Airbus designs harpoon to remove rogue satellites and space junk

To facilitate removal of junk and rogue satellites from outer space, European aerospace giant Airbus is working on a gigantic "space harpoon" that is reported to be high-tech and efficient.

The harpoon under development is around 3 feet long and while the size of the harpoon is not especially impressive, its capabilities is expected to be impressive.

The harpoon will essentially be attached to a larger spacecraft that can quickly and efficiently approach junk in space. The spacecraft will track objects and then quickly target the items with the harpoon.

The harpoon would be fastened to the spacecraft sturdily so that it does not get lost in space. The harpoon will be fired at around 82 feet per second toward the junk in space.

"The harpoon goes through these panels like a hot knife through butter," advanced project engineer Alastair Wayman told the BBC. "Once the tip is inside, it has a set of barbs that open up and stop the harpoon from coming back out.

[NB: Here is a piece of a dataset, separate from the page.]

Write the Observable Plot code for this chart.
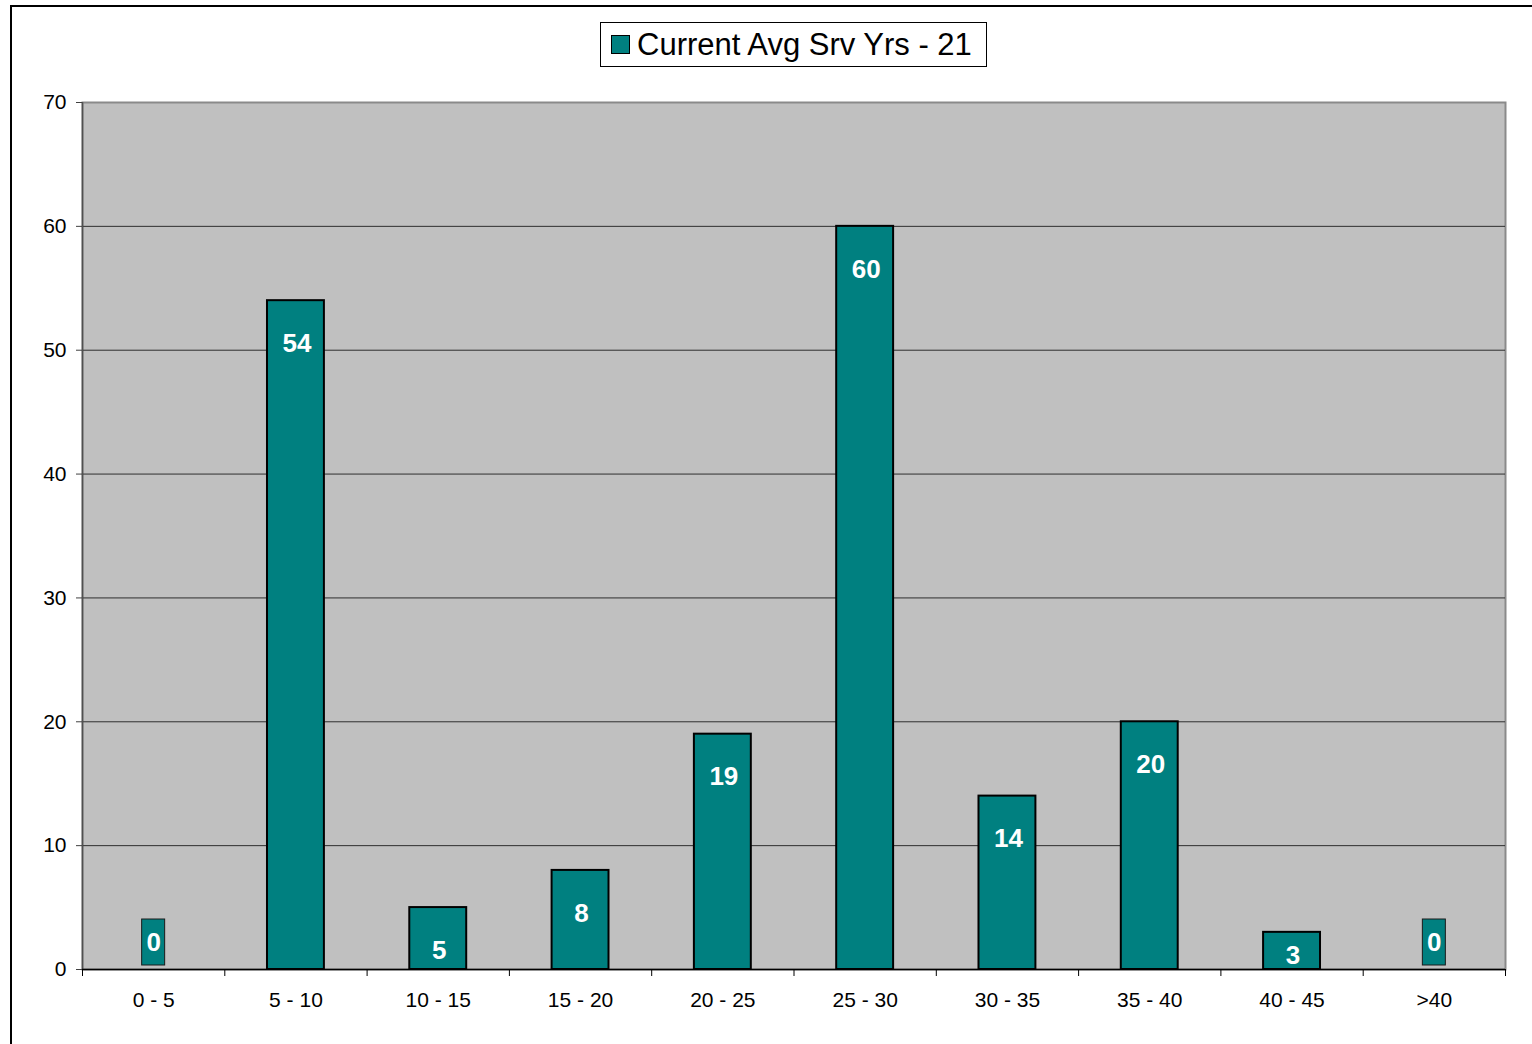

We'd then de-tumble the satellite with a tether on the other end."

Once the speeding target is captured and brought under control, it would be dragged down to the atmosphere by the chase vehicle and burnt to destroy it.

The latest Airbus harpoon has been designed to capture one of the biggest rogue items of the lot — Europe's defunct Envisat Earth observation platform.

This 8-tonne behemoth died suddenly and stopped functioning in 2012. "Envisat is the outlier," explained Wayman.

"If we can design a harpoon that can cope with Envisat, then it should be able to cope with all other types of spacecraft including the many rocket upper-stages that remain in orbit."